The Advantage of a Dedicated Calculator

As seen in the examples, even for relatively small datasets, calculating Chi-Square statistics, degrees of freedom, and finding p-values manually can be tedious and prone to error. For larger contingency tables or distributions with many categories, the complexity escalates significantly. A reliable Chi-Square calculator streamlines this process, providing:

  • Accuracy: Eliminates manual calculation errors.
  • Speed: Delivers instant results for $\chi^2$, p-value, and degrees of freedom.
  • Interpretation: Often includes clear interpretations of the findings, helping users make informed decisions quickly.
  • Focus on Analysis: Frees up engineers and analysts to focus on the implications of their data rather than the mechanics of calculation.

Conclusion

The Chi-Square test remains an invaluable tool in the statistical arsenal of engineers, researchers, and data scientists. Whether you're validating a theoretical distribution with a Goodness-of-Fit test or uncovering hidden relationships between categorical variables with a Test of Independence, its application provides a clear, quantitative basis for decision-making. By understanding its underlying principles, calculating its components, and correctly interpreting its results, you can confidently draw robust conclusions from your categorical data.

While the theoretical understanding is paramount, practical application benefits immensely from efficient tools. For precise, rapid, and error-free Chi-Square calculations, consider leveraging a specialized calculator. It's designed to handle the intricacies of observed and expected frequencies, delivering the $\chi^2$ statistic, p-value, and an actionable interpretation, allowing you to focus on the insights your data holds.

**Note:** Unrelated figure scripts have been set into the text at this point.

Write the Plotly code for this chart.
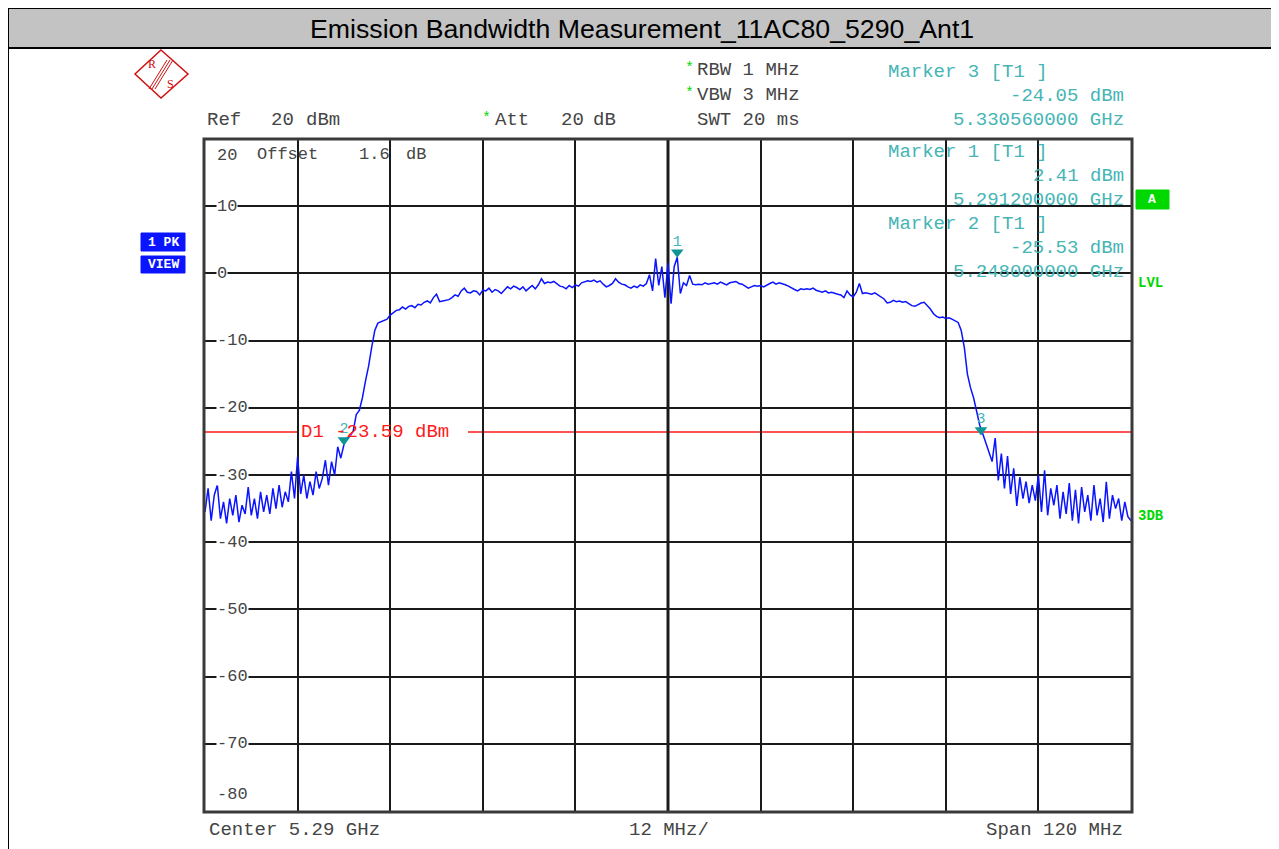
import plotly.graph_objects as go

# ---------------- data ----------------
title_text = "Emission Bandwidth Measurement_11AC80_5290_Ant1"
start_ghz = 5.23
stop_ghz = 5.35
center_label = "Center 5.29 GHz"
div_label = "12 MHz/"
span_label = "Span 120 MHz"
ref_level_dbm = 20
bottom_level_dbm = -80
d1_level_dbm = -23.59

trace_dbm = [
    -35.5, -32.0, -36.8, -33.0, -31.5, -36.5, -34.0, -37.2, -33.5, -36.0,
    -33.0, -37.0, -34.5, -35.8, -31.8, -36.0, -33.5, -36.5, -32.5, -35.5,
    -33.0, -35.8, -32.0, -35.0, -31.5, -34.8, -32.5, -34.0, -29.5, -33.5,
    -27.3, -32.8, -30.0, -33.5, -31.0, -33.0, -29.5, -32.0, -30.5, -27.8,
    -31.5, -28.0, -30.0, -25.8, -27.5, -25.5, -24.5, -24.2, -23.5, -21.0,
    -20.4, -18.5, -16.0, -13.8, -11.0, -8.5, -7.4, -7.2, -7.1, -6.8,
    -6.2, -5.8, -5.5, -5.4, -5.0, -5.3, -4.9, -4.8, -5.1, -4.6,
    -4.7, -4.3, -4.1, -4.4, -3.6, -3.1, -4.2, -4.1, -4.0, -3.9,
    -3.6, -3.2, -3.4, -2.6, -2.2, -2.8, -2.9, -2.6, -2.7, -3.2,
    -2.5, -2.6, -2.2, -2.8, -2.4, -2.6, -3.0, -2.5, -2.0, -2.3,
    -1.9, -2.1, -2.4, -2.0, -2.6, -2.2, -1.8, -2.3, -1.7, -0.8,
    -1.5, -1.3, -1.4, -1.2, -1.6, -1.9, -2.0, -2.3, -1.8, -2.1,
    -1.7, -1.9, -1.4, -1.3, -1.1, -1.2, -1.0, -1.3, -1.1, -1.6,
    -2.0, -1.8, -1.5, -0.8, -1.3, -1.6, -1.7, -2.0, -2.2, -1.9,
    -2.1, -1.7, -1.9, -1.5, -0.2, -2.6, 2.2, -1.8, 1.0, -3.6,
    1.5, -4.5, 1.0, 2.41, -3.0, -1.4, -1.8, -0.3, -1.6, -1.7,
    -1.6, -1.7, -1.4, -1.6, -1.5, -1.4, -1.6, -1.3, -1.5, -1.7,
    -1.4, -1.3, -1.2, -1.5, -1.6, -1.9, -2.2, -2.0, -1.8, -1.9,
    -1.8, -2.0, -1.7, -1.5, -1.3, -1.6, -1.4, -1.5, -1.7, -1.9,
    -2.2, -2.4, -2.6, -2.3, -2.4, -2.3, -2.4, -2.2, -2.5, -2.6,
    -2.8, -2.6, -2.9, -2.8, -3.0, -3.1, -3.2, -3.6, -2.6, -3.2,
    -3.5, -2.8, -1.5, -3.0, -2.9, -3.0, -3.1, -2.9, -3.2, -3.4,
    -3.8, -4.4, -4.3, -4.0, -4.2, -4.1, -4.3, -4.2, -4.5, -4.8,
    -4.9, -4.6, -4.4, -4.3, -4.8, -5.3, -6.0, -6.4, -6.6, -6.5,
    -6.7, -6.6, -6.8, -7.0, -7.3, -8.5, -11.0, -15.0, -17.0, -18.5,
    -20.5, -22.6, -23.9, -25.2, -26.8, -28.0, -24.5, -30.8, -26.8, -32.0,
    -27.2, -32.8, -29.0, -34.6, -30.3, -33.5, -31.0, -34.2, -31.5, -33.8,
    -30.0, -35.5, -29.3, -36.0, -32.0, -34.5, -31.5, -36.5, -32.5, -35.8,
    -31.2, -36.8, -32.2, -37.2, -31.8, -35.5, -33.0, -36.8, -31.5, -36.0,
    -33.5, -37.0, -31.0, -36.5, -33.0, -35.0, -33.5, -36.8, -34.0, -36.2, -36.8,
]

marker_names = ["1", "2", "3"]
marker_freq_ghz = [5.2912, 5.248, 5.33056]
marker_level_dbm = [2.41, -25.53, -24.05]

y_tick_values = [20, 10, 0, -10, -20, -30, -40, -50, -60, -70, -80]
y_tick_labels = ["20", "10", "0", "-10", "-20", "-30", "-40", "-50", "-60", "-70", "-80"]

# sweep points
n_pts = len(trace_dbm)
step_ghz = (stop_ghz - start_ghz) / (n_pts - 1)
freq_ghz = [start_ghz + i * step_ghz for i in range(n_pts)]

# ---------------- layout helpers ----------------
# page is offset by the 8px body margin of the html page
OFF = 8
W, H = 1279 - OFF, 849 - OFF
ML, MT = 205 - OFF, 139 - OFF
MR = W - (1131 - OFF)
MB = H - (811 - OFF)
PW = W - ML - MR
PH = H - MT - MB


def px(x):
    return (x - OFF - ML) / PW


def py(y):
    return (H - MB - (y - OFF)) / PH


MONO = "Liberation Mono"
GRAY = "#454545"
TEAL = "#45b5b5"
TEAL_DARK = "#109595"
GREEN = "#00d800"
RED = "#ff1a1a"
BLUE = "#0a14ff"

annotations = []
shapes = []


def text(t, x, y, color=GRAY, size=19, anchor="left", bold=False, bg="rgba(0,0,0,0)",
         family=MONO, yref="paper", yval=None, yanchor="middle", yshift=0):
    annotations.append(dict(
        text=t, xref="paper", x=px(x),
        yref=yref, y=(py(y) if yval is None else yval),
        xanchor=anchor, yanchor=yanchor, yshift=yshift, showarrow=False,
        font=dict(family=family, size=size, color=color, weight=("bold" if bold else "normal")),
        bgcolor=bg, borderpad=0,
    ))


def rect(x0, y0, x1, y1, fill="rgba(0,0,0,0)", line="black", width=1, layer="above"):
    shapes.append(dict(type="rect", xref="paper", yref="paper",
                       x0=px(x0), x1=px(x1), y0=py(y0), y1=py(y1),
                       fillcolor=fill, line=dict(color=line, width=width), layer=layer))


def seg(x0, y0, x1, y1, color="black", width=1, layer="above"):
    shapes.append(dict(type="line", xref="paper", yref="paper",
                       x0=px(x0), x1=px(x1), y0=py(y0), y1=py(y1),
                       line=dict(color=color, width=width), layer=layer))


# ---------------- figure ----------------
fig = go.Figure()

fig.add_trace(go.Scatter(
    x=freq_ghz, y=trace_dbm, mode="lines",
    line=dict(color=BLUE, width=1.5), hoverinfo="skip", showlegend=False,
))

fig.add_trace(go.Scatter(
    x=marker_freq_ghz, y=marker_level_dbm, mode="markers+text",
    text=marker_names, textposition="top center",
    textfont=dict(family=MONO, size=15, color=TEAL),
    marker=dict(symbol="triangle-up", size=11, color=TEAL_DARK, angle=180, standoff=5),
    hoverinfo="skip", showlegend=False, cliponaxis=False,
))

# D1 display line, interrupted where its label sits
for x0, x1 in ((0, px(298)), (px(468), 1)):
    shapes.append(dict(type="line", xref="paper", yref="y", x0=x0, x1=x1,
                       y0=d1_level_dbm, y1=d1_level_dbm,
                       line=dict(color=RED, width=1.5), layer="below"))
text(f"D1 {d1_level_dbm:.2f} dBm", 300, 0, color=RED, yref="y", yval=d1_level_dbm)

# plot frame and centre line
rect(204, 139, 1132, 812, line="#3a3a3a", width=3)
shapes.append(dict(type="line", xref="x", yref="paper",
                   x0=(start_ghz + stop_ghz) / 2, x1=(start_ghz + stop_ghz) / 2,
                   y0=0, y1=1, line=dict(color="#202020", width=3), layer="below"))

# y tick labels inside the grid
for v, lab in zip(y_tick_values, y_tick_labels):
    if v == ref_level_dbm:
        text(lab, 216, 0, yref="y", yval=v, yanchor="top", yshift=-6, bg="white", size=17)
    elif v == bottom_level_dbm:
        text(lab, 216, 0, yref="y", yval=v, yanchor="bottom", yshift=6, bg="white", size=17)
    else:
        text(lab, 216, 0, yref="y", yval=v, bg="white", size=17)

text("Offset", 256, 154, size=17)
text("1.6", 358, 154, size=17)
text("dB", 405, 154, size=17)

# title bar and page frame
rect(8, 8, 1300, 48, fill="#c3c3c3", line="black", width=2, layer="below")
seg(8, 8, 8, 860, width=2)
text(title_text, 642, 29, color="black", size=26.7, anchor="center", family="Liberation Sans")

# header settings
text("*", 684, 68, color=GREEN, size=15)
text("RBW 1 MHz", 696, 70)
text("*", 684, 93, color=GREEN, size=15)
text("VBW 3 MHz", 696, 95)
text("SWT 20 ms", 696, 120)
text("Ref", 206, 120)
text("20", 270, 120)
text("dBm", 305, 120)
text("*", 481, 118, color=GREEN, size=15)
text("Att", 494, 120)
text("20", 560, 120)
text("dB", 592, 120)

# marker readouts (marker 3, 1, 2 order as on screen)
for idx, top in zip([2, 0, 1], [72, 152, 224]):
    text(f"Marker {marker_names[idx]} [T1 ]", 887, top, color=TEAL)
    text(f"{marker_level_dbm[idx]:.2f} dBm", 1125, top + 24, color=TEAL, anchor="right")
    text(f"{marker_freq_ghz[idx]:.9f} GHz", 1125, top + 48, color=TEAL, anchor="right")

# bottom labels
text(center_label, 208, 830)
text(div_label, 669, 830, anchor="center")
text(span_label, 1124, 830, anchor="right")

# side indicators
rect(141, 233, 185, 251, fill="#0a14ff", line="#0a14ff")
rect(141, 256, 185, 273, fill="#0a14ff", line="#0a14ff")
text("1 PK", 163, 242, color="white", size=13, bold=True, anchor="center")
text("VIEW", 163, 264, color="white", size=13, bold=True, anchor="center")
rect(1136, 190, 1169, 209, fill=GREEN, line=GREEN)
text("A", 1152, 199, color="white", size=13, bold=True, anchor="center")
text("LVL", 1137, 283, color=GREEN, size=14, bold=True)
text("3DB", 1137, 516, color=GREEN, size=14, bold=True)

# R&S logo
LR = "#d01010"
shapes.append(dict(type="path", xref="paper", yref="paper",
                   path=f"M {px(161)} {py(50)} L {px(188)} {py(74)} L {px(161)} {py(98)} L {px(135)} {py(74)} Z",
                   line=dict(color=LR, width=1.5)))
for d in (-3, 0, 3):
    seg(170 + d, 60, 152 + d, 89, color=LR, width=1)
text("R", 152, 64, color=LR, size=12, anchor="center", family="Liberation Serif")
text("S", 170, 84, color=LR, size=12, anchor="center", family="Liberation Serif")

fig.update_layout(
    width=W, height=H,
    margin=dict(l=ML, r=MR, t=MT, b=MB),
    paper_bgcolor="white", plot_bgcolor="white",
    xaxis=dict(range=[start_ghz, stop_ghz], tick0=start_ghz, dtick=(stop_ghz - start_ghz) / 10,
               showgrid=True, gridcolor="#1a1a1a", gridwidth=1.5,
               showticklabels=False, ticks="", zeroline=False, showline=False),
    yaxis=dict(range=[bottom_level_dbm, ref_level_dbm], tick0=bottom_level_dbm, dtick=10,
               showgrid=True, gridcolor="#1a1a1a", gridwidth=1.5,
               showticklabels=False, ticks="", zeroline=False, showline=False),
    annotations=annotations,
    shapes=shapes,
    showlegend=False,
)

fig.write_html("out.html")
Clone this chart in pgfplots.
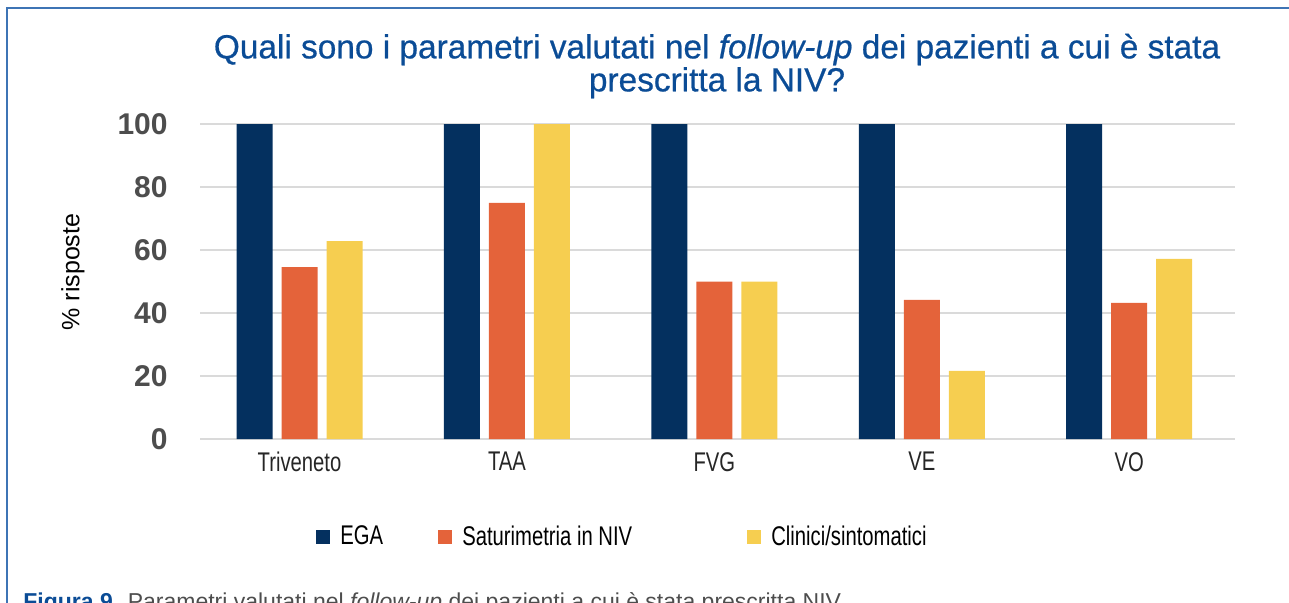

Frequently Asked Questions (FAQs)

Q: What is the main difference between a Chi-Square Goodness-of-Fit test and a Chi-Square Test of Independence?

A: The Goodness-of-Fit test evaluates if an observed distribution of a single categorical variable matches a hypothesized or theoretical distribution. The Test of Independence, on the other hand, examines whether there is a statistically significant association between two categorical variables within the same sample.

Q: What does a high Chi-Square value mean?

A: A high Chi-Square ($\chi^2$) value indicates a large discrepancy between the observed frequencies in your data and the frequencies you would expect under the null hypothesis. This suggests that the observed data is unlikely to have occurred by chance if the null hypothesis were true, often leading to its rejection.

Q: Why are expected frequencies important for the Chi-Square test?

A: Expected frequencies are crucial because they represent the baseline against which observed frequencies are compared. They quantify what we would expect to see if the null hypothesis (e.g., no difference in distribution, no association between variables) were true. The Chi-Square statistic is fundamentally a measure of the deviations from these expected values.

Q: What happens if the expected frequencies are too small?

A: If too many expected frequencies are small (e.g., less than 5), the Chi-Square test's p-value approximation becomes unreliable. This can lead to incorrect conclusions. In such cases, it's often recommended to combine categories to increase expected counts, or for 2x2 tables, use Fisher's Exact Test, which does not rely on the Chi-Square approximation.

Q: Can the Chi-Square test tell me the strength or direction of an association?

A: No, the Chi-Square test of independence only tells you if there is a statistically significant association between two categorical variables. It does not quantify the strength of that association (e.g., how strong the relationship is) nor the direction (e.g., if one category increases, does another decrease). For strength, measures like Cramer's V or Phi coefficient can be used after a significant Chi-Square result.